No one is arguing that there can never be strings on grants. But the courts have made it clear, in rulings based on the doctrine of unconstitutional conditions, that Washington may not use the threat of defunding to extract the surrender of constitutionally protected rights such as those protected by the First Amendment. Those are very much at stake here.
I’ll let others address the claims that the university violated the rights of Jewish students by tolerating a hostile Gaza-protest environment and in other ways. (A court would be the best place for those claims to be aired and adjudicated, no?) I will however say that, contra the Trump demands, no civil rights law requires private universities to cease all so-called DEI programs. It’s true that recent Supreme Court rulings remove the Court’s previous approval of “reverse” discrimination practices in areas like admissions, and universities that have had such practices will need to end them. But courts have not yet sorted out what the implications are for a wide array of so-called softer DEI practices, such as employee trainings, that do not necessarily deprive any student or faculty member of opportunity. In my view, it’s quite unlikely that courts will find all of those banned by law — which means they may also not be banned by presidential decree or arm-twisting.
And should a court find discrimination against individual Harvard students or groups of them, it’s very unlikely to order remedies that police “viewpoint diversity” or “ideological capture,” require the university to elevate some ideological viewpoints and deprecate others, or otherwise slash deeply into traditional tenets of academic freedom. Courts are usually at pains to craft remedies that respect constitutional rights and liberties, rather than trample on them.

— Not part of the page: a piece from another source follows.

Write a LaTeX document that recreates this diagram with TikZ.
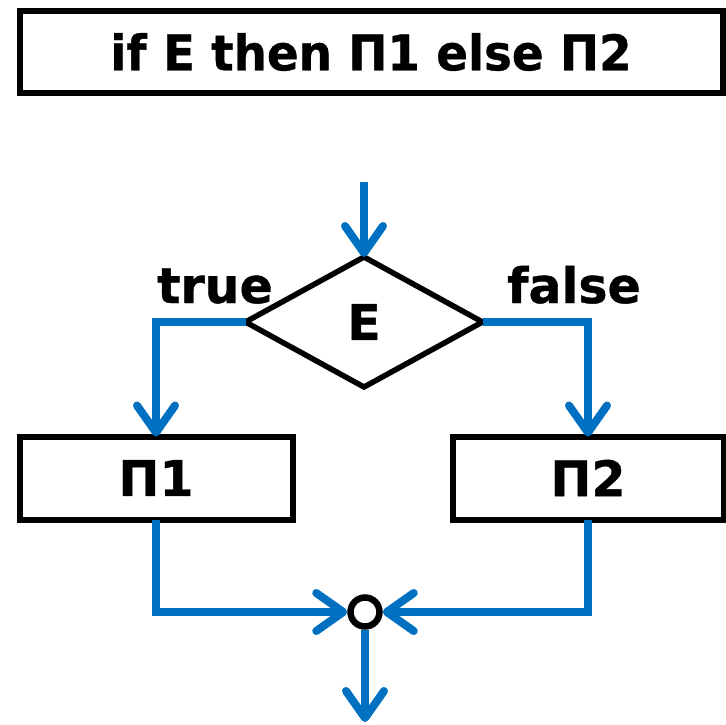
\documentclass[tikz,border=0pt]{standalone}
\usepackage{fontspec}
\setmainfont{DejaVu Sans}[BoldFeatures={FakeBold=0.8}]
\usetikzlibrary{shapes.geometric,arrows.meta}
\definecolor{flowblue}{RGB}{0,112,192}
\tikzset{
  big/.style={font=\bfseries\fontsize{49}{50}\selectfont},
  block/.style={draw=black, line width=6pt, rectangle, inner sep=0pt, outer sep=0pt, big},
  test/.style={draw=black, line width=5.5pt, diamond, inner sep=0pt, outer sep=0pt, big},
  junction/.style={draw=black, line width=6.5pt, circle, fill=white, minimum size=29pt, inner sep=0pt},
  flow/.style={draw=flowblue, line width=8pt,
    -{Straight Barb[round, length=27pt, width=38pt]}},
  lbl/.style={big, inner sep=0pt, anchor=base},
}
\begin{document}
\begin{tikzpicture}[x=1pt, y=-1pt]
\useasboundingbox (0,0) rectangle (726,724);
% statement header
\node[block, minimum width=703pt, minimum height=82pt] (title) at (371,52)
  {\raisebox{-3pt}{\scalebox{0.955}[1]{if E then П1 else П2}}};
% condition and the two branches
\node[test, minimum width=237pt, minimum height=130pt] (cond) at (364,322)
  {\raisebox{-3pt}{E}};
\node[block, minimum width=273pt, minimum height=83pt] (p1) at (156,478)
  {\raisebox{-4pt}{П1}};
\node[block, minimum width=271pt, minimum height=83pt] (p2) at (588,478)
  {\raisebox{-4pt}{П2}};
\node[junction] (join) at (365,612) {};
\node[lbl] (ltrue) at (215,303) {true};
\node[lbl] (lfalse) at (574,303) {false};
\coordinate (entry) at (364,182);
\coordinate (exit) at (365,722);
% control flow
\draw[flow] (entry) -- (cond.north);
\draw[flow] (cond.west) -| (p1.north);
\draw[flow] (cond.east) -| (p2.north);
\draw[flow] (p1.south) |- (join.west);
\draw[flow] (p2.south) |- (join.east);
\draw[flow] (join.south) -- (exit);
\end{tikzpicture}
\end{document}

I don’t expect much better of Donald Trump or his administration; since Inauguration Day in January, both have behaved with utter contempt for the rule of law and the legal and constitutional rights of their opponents. But I did expect better from some of the conservative and even libertarian legal and policy figures I’ve known over the years who talked a good game about keeping Washington from ruling universities with a heavy hand, who defended private ordering and subsidiary institutions as a bulwark against absolutism. Now some of them are defending, rationalizing and cheerleading Trump, even when he added fuel to the fire by suggesting Harvard’s tax exemption should be revoked on the strength of the notion (which is not, in fact, the law) that institutions cannot be tax exempt unless they serve what the ruler regards as the public interest.
In any other circumstance, this would have drawn justified howls of rage from conservative and libertarian law types. I remember, over decades of contact with these issues, that they and I used to dread any possible extension of the Bob Jones University precedent (upholding the revoking of a tax exemption for racial discrimination) beyond the narrow facts of that one case. It was very obvious that the right of religious and conservative institutions to tread their own path was at stake -- indeed, a few progressives had already called for stripping the tax exemptions of Catholic universities because of that church's stands on questions like female ordination.
Little did I expect them to take forty years of professed principle and throw it out the window in a sudden turnabout in the party line.
I fundamentally agree with the premise that the government should not be telling a private institution what it should believe, but at the same time it shouldn't be rewarding those same institutions with grants and favorable contracting for behaviors that go against this country's principle of freedom of speech and thought. Despite their statements to the contrary, Harvard is not a free speech or free thought campus - it openly discriminates against non-liberal ideology across all aspects of campus life: hiring, admissions, guest lecturers, etc.. This in many ways is far more insidious than overtly racial discrimination (which they've also been shown in court to do) because the network of alumni enables a rapid spread/dissemination of that same ideology into positions of power.
Yes, political views are not a protected class and Harvard is free to do as it chooses, but at the same time, they can and should be held accountable for their behavior - There are many, many other fine research and development companies and institutions that can do far more effective work with the money this government shovels over to Harvard and similar so-called "elite" institutions. Taking away their tax exempt status is a step too far, but stopping federal funding is a well worn path that should be taken. Any work relying on federal funding can always be done elsewhere, so there's no net loss to the US.